** begin MATERIAL **

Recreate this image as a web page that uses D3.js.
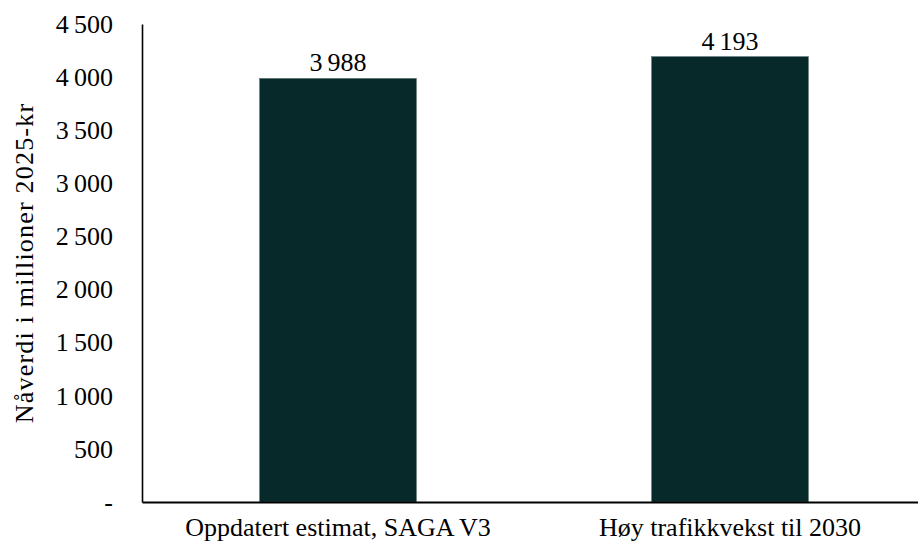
<!DOCTYPE html>
<html><head><meta charset="utf-8">
<script src="https://cdn.jsdelivr.net/npm/d3@7"></script>
<style>
html,body{margin:0;padding:0;background:#fff;}
svg{display:block;}
</style></head>
<body>
<svg id="chart" width="918" height="541"></svg>
<script>
const categories = ["Oppdatert estimat, SAGA V3", "Høy trafikkvekst til 2030"];
const values = [3988, 4193];
const yTicks = [0, 500, 1000, 1500, 2000, 2500, 3000, 3500, 4000, 4500];
const yTitle = "Nåverdi i millioner 2025-kr";

const W = 918, H = 541;
const m = {left: 142, right: -8, top: 24, bottom: 39};
const svg = d3.select("#chart");
const fs = 26;
const FONT = "'Liberation Serif', 'Times New Roman', Times, serif";

const fmt = v => v === 0 ? "-" : d3.format(",")(v).replace(/,/g, "\u2009");
const fmtLabel = v => d3.format(",")(v).replace(/,/g, "\u2009");

const x = d3.scaleBand().domain(categories)
  .range([m.left, W - m.right]).paddingInner(0.6).paddingOuter(0.3);
const y = d3.scaleLinear().domain([0, 4500]).range([H - m.bottom, m.top]);

// bars
svg.append("g").selectAll("rect").data(values).join("rect")
  .attr("x", (d, i) => x(categories[i]))
  .attr("width", x.bandwidth())
  .attr("y", d => y(d))
  .attr("height", d => y(0) - y(d))
  .attr("fill", "#08292a")
  .attr("stroke", "#5b7373").attr("stroke-width", 0.6);

// value labels
svg.append("g").selectAll("text").data(values).join("text")
  .attr("x", (d, i) => x(categories[i]) + x.bandwidth() / 2)
  .attr("y", d => y(d) - 7)
  .attr("text-anchor", "middle")
  .attr("font-family", FONT)
  .attr("font-size", fs)
  .attr("fill", "#000")
  .text(d => fmtLabel(d));

// y axis
const yAxis = d3.axisLeft(y).tickValues(yTicks).tickSize(0).tickPadding(29).tickFormat(fmt);
const gy = svg.append("g").attr("transform", `translate(${m.left},0)`).call(yAxis)
  .attr("font-family", FONT).attr("font-size", fs);
gy.select(".domain").attr("stroke", "#000").attr("stroke-width", 1.6);
gy.selectAll("text").attr("fill", "#000");

// x axis
const xAxis = d3.axisBottom(x).tickSize(0).tickPadding(16);
const gx = svg.append("g").attr("transform", `translate(0,${y(0)})`).call(xAxis)
  .attr("font-family", FONT).attr("font-size", fs);
gx.select(".domain").attr("stroke", "#000").attr("stroke-width", 2.2);
gx.selectAll("text").attr("fill", "#000");

// y title
svg.append("text")
  .attr("transform", `translate(33,${(y(0) + y(4500)) / 2}) rotate(-90)`)
  .attr("text-anchor", "middle")
  .attr("font-family", FONT)
  .attr("font-size", fs)
  .attr("letter-spacing", 1.2)
  .attr("fill", "#000")
  .text(yTitle);
</script>
</body></html>
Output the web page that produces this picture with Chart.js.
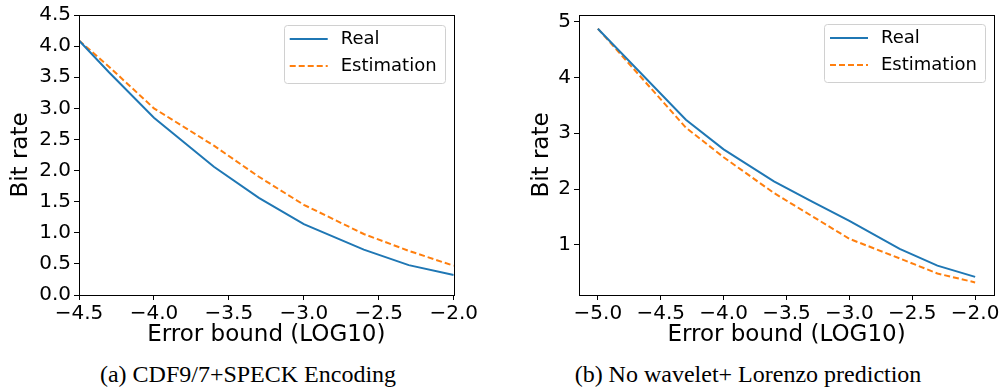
<!DOCTYPE html>
<html>
<head>
<meta charset="utf-8">
<script src="https://cdn.jsdelivr.net/npm/chart.js@4/dist/chart.umd.min.js"></script>
<style>
  body { margin: 0; background: #fff; width: 1003px; height: 391px; position: relative; overflow: hidden; }
  canvas { position: absolute; top: 0; }
  #c1 { left: 0; }
  #c2 { left: 510px; }
  .caption { position: absolute; top: 362px; font-family: "Liberation Serif", serif; font-size: 24px; line-height: 24px; white-space: nowrap; transform: translateX(-50%); color: #000; }
</style>
</head>
<body>
<canvas id="c1" width="480" height="350"></canvas>
<canvas id="c2" width="493" height="350"></canvas>
<div class="caption" style="left:248px">(a) CDF9/7+SPECK Encoding</div>
<div class="caption" style="left:748px">(b) No wavelet+ Lorenzo prediction</div>
<script>
// datos (log10 del error vs bit rate)
const errLeft = [-4.5, -4.3, -4.0, -3.6, -3.3, -3.0, -2.6, -2.3, -2.0];
const realLeft = [4.09, 3.58, 2.85, 2.06, 1.56, 1.14, 0.73, 0.48, 0.32];
const estLeft = [4.09, 3.67, 3.00, 2.40, 1.90, 1.45, 0.98, 0.71, 0.47];

const errRight = [-5.0, -4.3, -4.0, -3.6, -3.3, -3.0, -2.6, -2.3, -2.0];
const realRight = [4.87, 3.24, 2.71, 2.14, 1.78, 1.43, 0.93, 0.63, 0.43];
const estRight = [4.87, 3.10, 2.57, 1.93, 1.52, 1.11, 0.76, 0.49, 0.33];

const seriesNames = ["Real", "Estimation"];
const xTitle = "Error bound (LOG10)";
const yTitle = "Bit rate";

Chart.defaults.font.family = "DejaVu Sans";
Chart.defaults.color = "#000";

function toPoints(xs, ys) {
  return xs.map((x, i) => ({ x: x, y: ys[i] }));
}

function fmtMinus(v, dec) {
  const s = Math.abs(v).toFixed(dec);
  return v < 0 ? "\u2212" + s : s;
}

// marco completo (spines de arriba y derecha)
const framePlugin = {
  id: "frame",
  afterDraw(chart) {
    const a = chart.chartArea;
    const ctx = chart.ctx;
    ctx.save();
    ctx.strokeStyle = "#000";
    ctx.lineWidth = 1;
    ctx.strokeRect(Math.round(a.left) + 0.5, Math.round(a.top) + 0.5, Math.round(a.right - a.left), Math.round(a.bottom - a.top));
    ctx.restore();
  }
};

// leyenda dentro del area, arriba a la derecha
const boxLegend = {
  id: "boxLegend",
  afterDatasetsDraw(chart, args, opts) {
    const ctx = chart.ctx;
    const a = chart.chartArea;
    const w = 161, h = 58;
    const x = a.right - opts.inset - w;
    const y = a.top + opts.insetTop;
    ctx.save();
    ctx.fillStyle = "rgba(255,255,255,0.8)";
    ctx.strokeStyle = "#d0d0d0";
    ctx.lineWidth = 1;
    ctx.beginPath();
    ctx.roundRect(Math.round(x) + 0.5, Math.round(y) + 0.5, w, h, 3);
    ctx.fill();
    ctx.stroke();
    ctx.font = "18px 'DejaVu Sans'";
    ctx.textBaseline = "middle";
    chart.data.datasets.forEach((ds, i) => {
      const ry = y + 14 + i * 27;
      ctx.strokeStyle = ds.borderColor;
      ctx.lineWidth = ds.borderWidth;
      ctx.setLineDash(ds.borderDash || []);
      ctx.beginPath();
      ctx.moveTo(x + 6, ry);
      ctx.lineTo(x + 44, ry);
      ctx.stroke();
      ctx.setLineDash([]);
      ctx.fillStyle = "#000";
      ctx.fillText(ds.label, x + 57, ry);
    });
    ctx.restore();
  }
};

function makeChart(id, xs, real, est, cfg) {
  const ctx = document.getElementById(id).getContext("2d");
  return new Chart(ctx, {
    type: "line",
    data: {
      datasets: [
        {
          label: seriesNames[0],
          data: toPoints(xs, real),
          borderColor: "#1f77b4",
          borderWidth: 2,
          pointRadius: 0,
          tension: 0,
          fill: false,
        },
        {
          label: seriesNames[1],
          data: toPoints(xs, est),
          borderColor: "#ff7f0e",
          borderWidth: 2,
          borderDash: [6, 3],
          pointRadius: 0,
          tension: 0,
          fill: false,
        },
      ],
    },
    options: {
      responsive: false,
      animation: false,
      devicePixelRatio: 1,
      layout: { padding: { top: cfg.padTop, right: cfg.padRight, left: 0, bottom: 0 } },
      plugins: {
        legend: { display: false },
        tooltip: { enabled: false },
        boxLegend: { inset: 9, insetTop: cfg.legendTop },
      },
      scales: {
        x: {
          type: "linear",
          min: cfg.xMin,
          max: cfg.xMax,
          afterFit: (s) => { s.height = 55; },
          ticks: {
            stepSize: 0.5,
            includeBounds: false,
            autoSkip: false,
            maxRotation: 0,
            padding: 2,
            font: { size: 20 },
            callback: (v) => fmtMinus(v, 1),
          },
          grid: { drawOnChartArea: false, drawTicks: true, tickLength: 5, color: "#000" },
          border: { display: true, color: "#000", width: 1 },
          title: { display: true, text: xTitle, font: { size: 23 }, padding: { top: 0, bottom: 1 } },
        },
        y: {
          min: cfg.yMin,
          max: cfg.yMax,
          afterFit: (s) => { s.width = cfg.yWidth; },
          ticks: {
            stepSize: cfg.yStep,
            includeBounds: false,
            autoSkip: false,
            padding: 3,
            font: { size: 20 },
            callback: (v) => v.toFixed(cfg.yDec),
          },
          grid: { drawOnChartArea: false, drawTicks: true, tickLength: 5, color: "#000" },
          border: { display: true, color: "#000", width: 1 },
          title: { display: true, text: yTitle, font: { size: 23 }, padding: { top: cfg.yTitlePad, bottom: 0 } },
        },
      },
    },
    plugins: [framePlugin, boxLegend],
  });
}

makeChart("c1", errLeft, realLeft, estLeft, {
  padTop: 11, padRight: 24, legendTop: 10,
  xMin: -4.5, xMax: -2.0,
  yMin: 0, yMax: 4.5, yStep: 0.5, yDec: 1,
  yWidth: 79, yTitlePad: 7,
});

makeChart("c2", errRight, realRight, estRight, {
  padTop: 5, padRight: 9, legendTop: 9,
  xMin: -5.15, xMax: -1.85,
  yMin: 0.105, yMax: 5.115, yStep: 1, yDec: 0,
  yWidth: 69, yTitlePad: 18,
});
</script>
</body>
</html>
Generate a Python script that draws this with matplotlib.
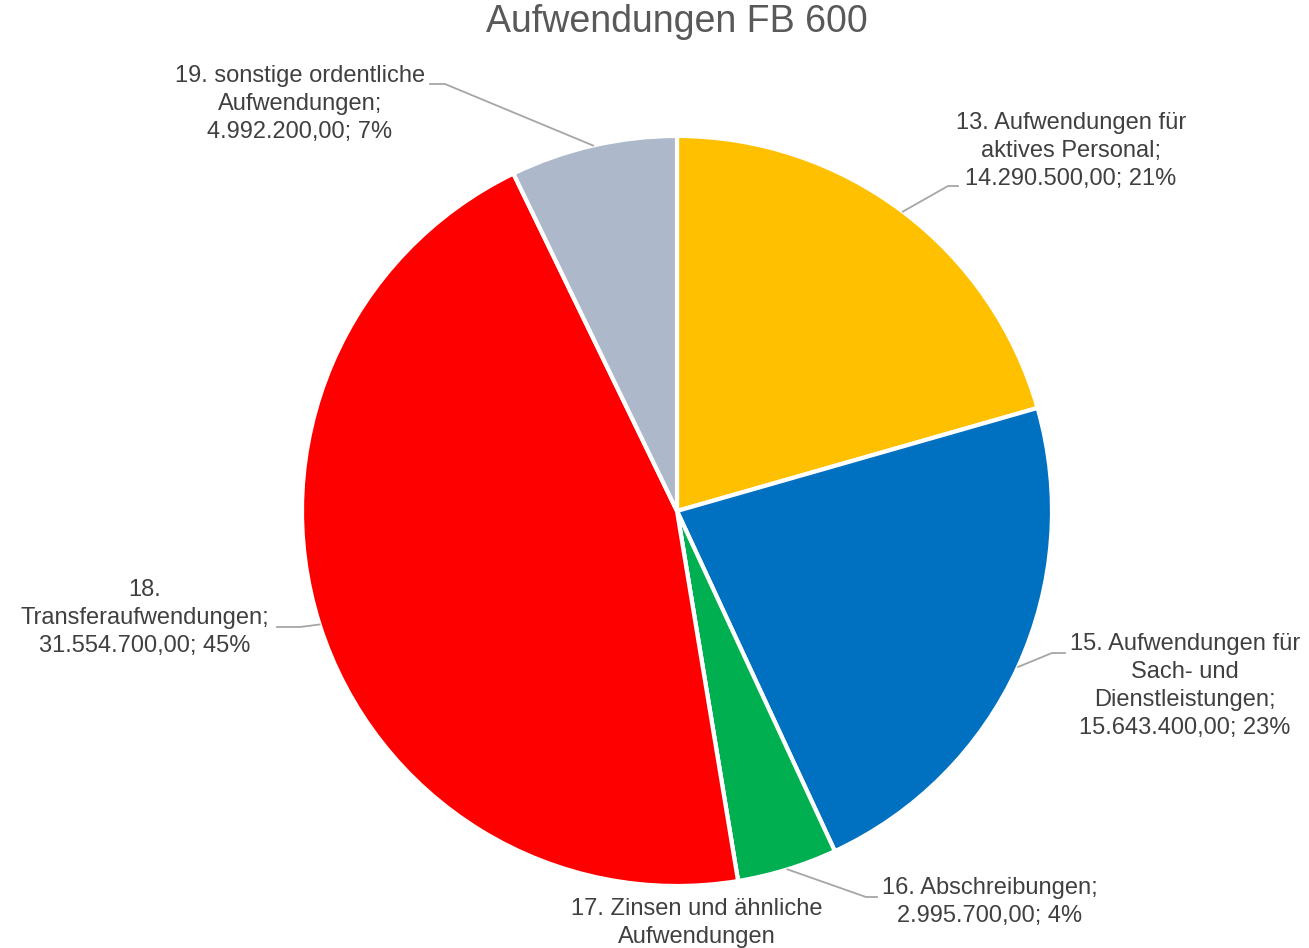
import numpy as np
import matplotlib.pyplot as plt

plt.rcParams['font.family'] = ['Liberation Sans', 'DejaVu Sans']

categories = ['13. Aufwendungen für\naktives Personal;',
              '15. Aufwendungen für\nSach- und\nDienstleistungen;',
              '16. Abschreibungen;',
              '17. Zinsen und ähnliche\nAufwendungen',
              '18.\nTransferaufwendungen;',
              '19. sonstige ordentliche\nAufwendungen;']
values = [14290500.00, 15643400.00, 2995700.00, 0.00, 31554700.00, 4992200.00]
colors = ['#FFC000', '#0070C0', '#00B050', '#ED7D31', '#FF0000', '#ADB9CA']

W, H = 1309, 948
fig = plt.figure(figsize=(W / 100, H / 100), dpi=100)
ax = fig.add_axes([0, 0, 1, 1])

cx, cy, r = 677, H - 511, 375
wedges, _ = ax.pie(values, colors=colors, startangle=90, counterclock=False,
                   center=(cx, cy), radius=r, frame=True,
                   wedgeprops=dict(edgecolor='white', linewidth=3))
ax.set_xlim(0, W)
ax.set_ylim(0, H)
ax.set_aspect('equal')
ax.axis('off')

def fmt(v):
    s = f'{v:,.2f}'
    return s.replace(',', 'X').replace('.', ',').replace('X', '.')

total = sum(values)
labels = []
for c, v in zip(categories, values):
    if v == 0:
        # value line falls off the bottom edge in the original
        labels.append(c)
    else:
        labels.append(f'{c}\n{fmt(v)}; {round(v / total * 100):.0f}%')

# label anchor (pixel coords) and leader line elbow
label_pos = [(1071, 151, 'center'), (1185, 686, 'center'), (990, 902, 'center'),
             (697, 898, 'top'), (145, 618, 'center'), (300, 104, 'center')]
elbows = [[(948, 186), (958, 186)], [(1052, 653), (1065, 653)],
          [(866, 897), (877, 897)], None,
          [(300, 627), (277, 627)], [(445, 84), (430, 84)]]

for w, lab, (lx, ly, va), elb in zip(wedges, labels, label_pos, elbows):
    ax.text(lx, H - ly, lab, ha='center', va=va, fontsize=17, color='#404040',
            linespacing=1.36)
    if elb is None:
        continue
    mid = np.deg2rad((w.theta1 + w.theta2) / 2)
    pts = [(cx + r * np.cos(mid), cy + r * np.sin(mid))] + [(x, H - y) for x, y in elb]
    xs, ys = zip(*pts)
    ax.plot(xs, ys, color='#A6A6A6', linewidth=1.3)

ax.text(677, H - 22, 'Aufwendungen FB 600', ha='center', va='center',
        fontsize=27, color='#595959')

fig.savefig('out.png', dpi=100)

** end MATERIAL **

WHAT THE TASK ASKS -> Leaving out the pictures, extract the stretch from the line holding "Output the web" through the line holding "0.76, 0.49, 0.33];", word for word.

FULL SOLUTION ->
Output the web page that produces this picture with Chart.js.
<!DOCTYPE html>
<html>
<head>
<meta charset="utf-8">
<script src="https://cdn.jsdelivr.net/npm/chart.js@4/dist/chart.umd.min.js"></script>
<style>
  body { margin: 0; background: #fff; width: 1003px; height: 391px; position: relative; overflow: hidden; }
  canvas { position: absolute; top: 0; }
  #c1 { left: 0; }
  #c2 { left: 510px; }
  .caption { position: absolute; top: 362px; font-family: "Liberation Serif", serif; font-size: 24px; line-height: 24px; white-space: nowrap; transform: translateX(-50%); color: #000; }
</style>
</head>
<body>
<canvas id="c1" width="480" height="350"></canvas>
<canvas id="c2" width="493" height="350"></canvas>
<div class="caption" style="left:248px">(a) CDF9/7+SPECK Encoding</div>
<div class="caption" style="left:748px">(b) No wavelet+ Lorenzo prediction</div>
<script>
// datos (log10 del error vs bit rate)
const errLeft = [-4.5, -4.3, -4.0, -3.6, -3.3, -3.0, -2.6, -2.3, -2.0];
const realLeft = [4.09, 3.58, 2.85, 2.06, 1.56, 1.14, 0.73, 0.48, 0.32];
const estLeft = [4.09, 3.67, 3.00, 2.40, 1.90, 1.45, 0.98, 0.71, 0.47];

const errRight = [-5.0, -4.3, -4.0, -3.6, -3.3, -3.0, -2.6, -2.3, -2.0];
const realRight = [4.87, 3.24, 2.71, 2.14, 1.78, 1.43, 0.93, 0.63, 0.43];
const estRight = [4.87, 3.10, 2.57, 1.93, 1.52, 1.11, 0.76, 0.49, 0.33];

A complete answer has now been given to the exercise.